All of the data that follows should be retyped exactly, please, except the pictures.

Data block:
-------

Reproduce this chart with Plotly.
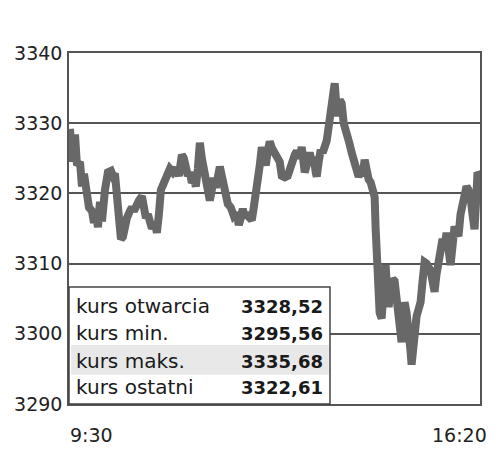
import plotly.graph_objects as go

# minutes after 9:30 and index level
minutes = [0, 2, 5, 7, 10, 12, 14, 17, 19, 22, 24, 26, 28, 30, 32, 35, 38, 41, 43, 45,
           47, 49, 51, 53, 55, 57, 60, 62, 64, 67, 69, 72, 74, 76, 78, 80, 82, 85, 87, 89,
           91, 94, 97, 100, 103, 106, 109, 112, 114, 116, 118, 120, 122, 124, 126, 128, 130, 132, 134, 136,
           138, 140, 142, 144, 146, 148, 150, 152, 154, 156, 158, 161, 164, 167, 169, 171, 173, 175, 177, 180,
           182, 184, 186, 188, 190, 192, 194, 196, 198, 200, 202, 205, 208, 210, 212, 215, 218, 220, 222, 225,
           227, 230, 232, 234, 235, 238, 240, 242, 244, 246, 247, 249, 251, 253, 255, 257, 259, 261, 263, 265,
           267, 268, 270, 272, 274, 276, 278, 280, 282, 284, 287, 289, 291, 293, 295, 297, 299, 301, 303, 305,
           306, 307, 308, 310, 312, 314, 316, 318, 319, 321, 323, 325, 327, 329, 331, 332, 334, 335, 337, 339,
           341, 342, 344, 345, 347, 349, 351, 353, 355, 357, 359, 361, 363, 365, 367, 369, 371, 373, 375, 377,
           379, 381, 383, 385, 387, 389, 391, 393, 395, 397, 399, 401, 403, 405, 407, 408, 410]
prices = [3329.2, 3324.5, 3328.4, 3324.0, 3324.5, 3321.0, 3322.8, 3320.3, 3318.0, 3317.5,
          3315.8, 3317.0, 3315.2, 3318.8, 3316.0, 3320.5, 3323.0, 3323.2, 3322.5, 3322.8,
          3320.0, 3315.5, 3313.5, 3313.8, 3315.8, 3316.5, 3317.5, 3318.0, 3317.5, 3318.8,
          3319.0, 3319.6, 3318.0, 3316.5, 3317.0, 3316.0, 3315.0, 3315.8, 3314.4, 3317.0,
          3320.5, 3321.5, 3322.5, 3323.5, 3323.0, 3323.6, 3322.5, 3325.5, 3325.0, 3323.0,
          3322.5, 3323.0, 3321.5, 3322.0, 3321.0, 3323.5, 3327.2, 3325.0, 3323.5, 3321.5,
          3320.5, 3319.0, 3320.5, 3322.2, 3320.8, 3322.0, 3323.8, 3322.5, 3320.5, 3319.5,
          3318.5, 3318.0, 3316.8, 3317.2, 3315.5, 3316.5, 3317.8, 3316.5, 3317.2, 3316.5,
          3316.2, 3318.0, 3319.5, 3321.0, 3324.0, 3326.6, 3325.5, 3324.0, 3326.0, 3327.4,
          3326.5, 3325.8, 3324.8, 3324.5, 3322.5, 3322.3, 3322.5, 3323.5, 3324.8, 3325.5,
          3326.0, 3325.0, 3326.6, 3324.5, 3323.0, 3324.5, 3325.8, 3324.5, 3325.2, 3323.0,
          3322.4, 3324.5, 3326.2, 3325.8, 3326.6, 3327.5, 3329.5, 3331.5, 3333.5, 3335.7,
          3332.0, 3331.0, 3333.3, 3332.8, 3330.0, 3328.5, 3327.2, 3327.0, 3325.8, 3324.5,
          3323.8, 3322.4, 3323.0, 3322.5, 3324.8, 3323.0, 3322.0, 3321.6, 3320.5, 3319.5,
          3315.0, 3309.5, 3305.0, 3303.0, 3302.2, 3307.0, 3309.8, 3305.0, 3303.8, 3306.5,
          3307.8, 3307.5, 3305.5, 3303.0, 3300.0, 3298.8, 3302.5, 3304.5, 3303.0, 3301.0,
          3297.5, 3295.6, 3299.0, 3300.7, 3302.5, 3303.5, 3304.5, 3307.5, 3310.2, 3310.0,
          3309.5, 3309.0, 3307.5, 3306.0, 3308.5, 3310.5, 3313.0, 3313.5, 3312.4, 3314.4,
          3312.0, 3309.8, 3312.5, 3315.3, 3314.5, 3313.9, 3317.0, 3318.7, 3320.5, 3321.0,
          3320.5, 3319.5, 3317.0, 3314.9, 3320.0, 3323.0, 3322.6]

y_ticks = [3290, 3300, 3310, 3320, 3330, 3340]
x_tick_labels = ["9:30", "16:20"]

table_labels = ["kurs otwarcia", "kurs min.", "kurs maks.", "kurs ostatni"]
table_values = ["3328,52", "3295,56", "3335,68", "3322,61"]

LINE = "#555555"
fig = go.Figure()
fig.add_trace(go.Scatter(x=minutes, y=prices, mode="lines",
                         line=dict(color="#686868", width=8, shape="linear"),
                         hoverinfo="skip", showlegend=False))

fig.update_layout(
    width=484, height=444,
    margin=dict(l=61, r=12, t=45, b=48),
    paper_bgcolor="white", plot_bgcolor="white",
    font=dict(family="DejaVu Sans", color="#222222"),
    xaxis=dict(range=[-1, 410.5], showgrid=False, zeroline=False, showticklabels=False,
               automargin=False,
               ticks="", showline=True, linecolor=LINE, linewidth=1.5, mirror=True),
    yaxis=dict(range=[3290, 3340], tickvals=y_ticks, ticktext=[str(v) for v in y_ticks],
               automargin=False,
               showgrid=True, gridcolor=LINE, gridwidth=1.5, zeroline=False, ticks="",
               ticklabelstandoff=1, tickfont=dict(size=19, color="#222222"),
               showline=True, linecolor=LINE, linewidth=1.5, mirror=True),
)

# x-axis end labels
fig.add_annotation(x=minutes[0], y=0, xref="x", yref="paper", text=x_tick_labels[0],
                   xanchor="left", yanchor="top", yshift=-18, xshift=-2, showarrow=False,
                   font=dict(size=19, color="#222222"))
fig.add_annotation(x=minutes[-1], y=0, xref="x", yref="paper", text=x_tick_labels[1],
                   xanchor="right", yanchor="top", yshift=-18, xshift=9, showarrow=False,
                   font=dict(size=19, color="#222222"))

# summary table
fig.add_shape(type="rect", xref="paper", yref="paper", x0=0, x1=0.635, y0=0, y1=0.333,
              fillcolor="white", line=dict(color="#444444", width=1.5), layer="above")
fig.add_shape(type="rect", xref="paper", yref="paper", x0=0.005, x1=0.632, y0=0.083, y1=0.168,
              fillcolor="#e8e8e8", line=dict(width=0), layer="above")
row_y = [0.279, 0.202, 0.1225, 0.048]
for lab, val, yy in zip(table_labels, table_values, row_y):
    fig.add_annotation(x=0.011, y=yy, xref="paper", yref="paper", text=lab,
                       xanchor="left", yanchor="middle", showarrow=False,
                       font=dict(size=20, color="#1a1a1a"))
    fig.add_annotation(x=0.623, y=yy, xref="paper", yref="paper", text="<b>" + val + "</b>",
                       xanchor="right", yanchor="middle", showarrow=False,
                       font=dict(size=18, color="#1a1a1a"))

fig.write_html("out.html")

-------

Answer to the exercise:
Reproduce this chart with Plotly.
import plotly.graph_objects as go

# minutes after 9:30 and index level
minutes = [0, 2, 5, 7, 10, 12, 14, 17, 19, 22, 24, 26, 28, 30, 32, 35, 38, 41, 43, 45,
           47, 49, 51, 53, 55, 57, 60, 62, 64, 67, 69, 72, 74, 76, 78, 80, 82, 85, 87, 89,
           91, 94, 97, 100, 103, 106, 109, 112, 114, 116, 118, 120, 122, 124, 126, 128, 130, 132, 134, 136,
           138, 140, 142, 144, 146, 148, 150, 152, 154, 156, 158, 161, 164, 167, 169, 171, 173, 175, 177, 180,
           182, 184, 186, 188, 190, 192, 194, 196, 198, 200, 202, 205, 208, 210, 212, 215, 218, 220, 222, 225,
           227, 230, 232, 234, 235, 238, 240, 242, 244, 246, 247, 249, 251, 253, 255, 257, 259, 261, 263, 265,
           267, 268, 270, 272, 274, 276, 278, 280, 282, 284, 287, 289, 291, 293, 295, 297, 299, 301, 303, 305,
           306, 307, 308, 310, 312, 314, 316, 318, 319, 321, 323, 325, 327, 329, 331, 332, 334, 335, 337, 339,
           341, 342, 344, 345, 347, 349, 351, 353, 355, 357, 359, 361, 363, 365, 367, 369, 371, 373, 375, 377,
           379, 381, 383, 385, 387, 389, 391, 393, 395, 397, 399, 401, 403, 405, 407, 408, 410]
prices = [3329.2, 3324.5, 3328.4, 3324.0, 3324.5, 3321.0, 3322.8, 3320.3, 3318.0, 3317.5,
          3315.8, 3317.0, 3315.2, 3318.8, 3316.0, 3320.5, 3323.0, 3323.2, 3322.5, 3322.8,
          3320.0, 3315.5, 3313.5, 3313.8, 3315.8, 3316.5, 3317.5, 3318.0, 3317.5, 3318.8,
          3319.0, 3319.6, 3318.0, 3316.5, 3317.0, 3316.0, 3315.0, 3315.8, 3314.4, 3317.0,
          3320.5, 3321.5, 3322.5, 3323.5, 3323.0, 3323.6, 3322.5, 3325.5, 3325.0, 3323.0,
          3322.5, 3323.0, 3321.5, 3322.0, 3321.0, 3323.5, 3327.2, 3325.0, 3323.5, 3321.5,
          3320.5, 3319.0, 3320.5, 3322.2, 3320.8, 3322.0, 3323.8, 3322.5, 3320.5, 3319.5,
          3318.5, 3318.0, 3316.8, 3317.2, 3315.5, 3316.5, 3317.8, 3316.5, 3317.2, 3316.5,
          3316.2, 3318.0, 3319.5, 3321.0, 3324.0, 3326.6, 3325.5, 3324.0, 3326.0, 3327.4,
          3326.5, 3325.8, 3324.8, 3324.5, 3322.5, 3322.3, 3322.5, 3323.5, 3324.8, 3325.5,
          3326.0, 3325.0, 3326.6, 3324.5, 3323.0, 3324.5, 3325.8, 3324.5, 3325.2, 3323.0,
          3322.4, 3324.5, 3326.2, 3325.8, 3326.6, 3327.5, 3329.5, 3331.5, 3333.5, 3335.7,
          3332.0, 3331.0, 3333.3, 3332.8, 3330.0, 3328.5, 3327.2, 3327.0, 3325.8, 3324.5,
          3323.8, 3322.4, 3323.0, 3322.5, 3324.8, 3323.0, 3322.0, 3321.6, 3320.5, 3319.5,
          3315.0, 3309.5, 3305.0, 3303.0, 3302.2, 3307.0, 3309.8, 3305.0, 3303.8, 3306.5,
          3307.8, 3307.5, 3305.5, 3303.0, 3300.0, 3298.8, 3302.5, 3304.5, 3303.0, 3301.0,
          3297.5, 3295.6, 3299.0, 3300.7, 3302.5, 3303.5, 3304.5, 3307.5, 3310.2, 3310.0,
          3309.5, 3309.0, 3307.5, 3306.0, 3308.5, 3310.5, 3313.0, 3313.5, 3312.4, 3314.4,
          3312.0, 3309.8, 3312.5, 3315.3, 3314.5, 3313.9, 3317.0, 3318.7, 3320.5, 3321.0,
          3320.5, 3319.5, 3317.0, 3314.9, 3320.0, 3323.0, 3322.6]

y_ticks = [3290, 3300, 3310, 3320, 3330, 3340]
x_tick_labels = ["9:30", "16:20"]

table_labels = ["kurs otwarcia", "kurs min.", "kurs maks.", "kurs ostatni"]
table_values = ["3328,52", "3295,56", "3335,68", "3322,61"]

LINE = "#555555"
fig = go.Figure()
fig.add_trace(go.Scatter(x=minutes, y=prices, mode="lines",
                         line=dict(color="#686868", width=8, shape="linear"),
                         hoverinfo="skip", showlegend=False))

fig.update_layout(
    width=484, height=444,
    margin=dict(l=61, r=12, t=45, b=48),
    paper_bgcolor="white", plot_bgcolor="white",
    font=dict(family="DejaVu Sans", color="#222222"),
    xaxis=dict(range=[-1, 410.5], showgrid=False, zeroline=False, showticklabels=False,
               automargin=False,
               ticks="", showline=True, linecolor=LINE, linewidth=1.5, mirror=True),
    yaxis=dict(range=[3290, 3340], tickvals=y_ticks, ticktext=[str(v) for v in y_ticks],
               automargin=False,
               showgrid=True, gridcolor=LINE, gridwidth=1.5, zeroline=False, ticks="",
               ticklabelstandoff=1, tickfont=dict(size=19, color="#222222"),
               showline=True, linecolor=LINE, linewidth=1.5, mirror=True),
)

# x-axis end labels
fig.add_annotation(x=minutes[0], y=0, xref="x", yref="paper", text=x_tick_labels[0],
                   xanchor="left", yanchor="top", yshift=-18, xshift=-2, showarrow=False,
                   font=dict(size=19, color="#222222"))
fig.add_annotation(x=minutes[-1], y=0, xref="x", yref="paper", text=x_tick_labels[1],
                   xanchor="right", yanchor="top", yshift=-18, xshift=9, showarrow=False,
                   font=dict(size=19, color="#222222"))

# summary table
fig.add_shape(type="rect", xref="paper", yref="paper", x0=0, x1=0.635, y0=0, y1=0.333,
              fillcolor="white", line=dict(color="#444444", width=1.5), layer="above")
fig.add_shape(type="rect", xref="paper", yref="paper", x0=0.005, x1=0.632, y0=0.083, y1=0.168,
              fillcolor="#e8e8e8", line=dict(width=0), layer="above")
row_y = [0.279, 0.202, 0.1225, 0.048]
for lab, val, yy in zip(table_labels, table_values, row_y):
    fig.add_annotation(x=0.011, y=yy, xref="paper", yref="paper", text=lab,
                       xanchor="left", yanchor="middle", showarrow=False,
                       font=dict(size=20, color="#1a1a1a"))
    fig.add_annotation(x=0.623, y=yy, xref="paper", yref="paper", text="<b>" + val + "</b>",
                       xanchor="right", yanchor="middle", showarrow=False,
                       font=dict(size=18, color="#1a1a1a"))

fig.write_html("out.html")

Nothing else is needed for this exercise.